さてキュルルは、別に「かっこいい悪」や「憎めないボンクラ」キャラではなく、概ね、フレンズを助ける心優しいキャラとして描かれてたわけで、それをこういう下げ方したら、キュルル自体の魅力が損なわれ、作品自体への評価が下がります。さすがに制作者が意図してそういう風には描かないと思います。
キュルルが落っこちた回でニコ動のアンケートがちょっと上がったのは知ってますが、主人公がそこまで嫌われてる時点で、作品としては末期症状でしょう。
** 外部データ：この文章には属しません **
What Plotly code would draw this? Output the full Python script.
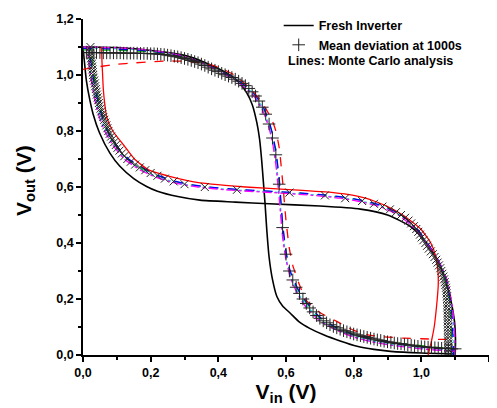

むしろ話の流れのメインだったのは”スケッチブックの最後のページの行方”だったと思います。すべてのドラマがスケッチブックに沿って展開され、最後の絵は破られていたことは最初の話で既に明らかにされていて、ホテルの海上で悩むキュルルちゃんは千切られたページの跡を見つめていました。
長い時を生きてミライさん時代からパークを見守ってきたイエイヌに対してキュルルちゃんが「おうちにお帰り」を言い、逆にイエイヌは彼女から送られた絵をみて(観念的に)おかえりを言うわけです(実際に口にはしてないけど、まあ立場的に)。キュルルちゃんはそのシーンを持って本当におうちに帰った、受け入れられた。それを最後のワンカットで示すのが強い、と思うのですがいかがでしょう。
この解釈は私が気づかなかったもので、なるほど、と、思いました。
ただ、「スケッチブックの最後のページの行方」がメインだったとすると、エピローグ的な部分で登場しても、もうその時点では、セルリアンは倒され、キュルルのおうち探しも終わっており、ドラマとして盛り上がらないかと。
イエイヌの「おうちへおかえり」と、キュルルの「おかえり」を重ねて、メインテーマに結末をつけたいのであれば、もうちょっとそこに重点を置いた作劇にしないと視聴者に伝わらないと思います。
一般的エンタメの作劇上のセオリーで評価できないというのはわかりましたが、しかしそのセオリーに従わなければいけない強い理由があるのですか。
作品の出来、不出来は、究極的には個人の好みになります。その上で、「多くの人が好む/嫌う最大公約数」というものもあります。それをまとめたのが、エンタメのセオリーと呼ばれるものです。
けもフレ2の一般的な評価が低い論拠として、そうしたセオリーを守れてないから、という点を指摘しているわけです。
もちろん、セオリーをぶっちぎって、面白い作品はあります。私から見る範囲で、けもフレ2に、セオリーを無視したが故に面白くなってる点は見当たりませんでした。ただこれは私の意見なので、「そうではない。ここが面白い」という意見は拝聴します。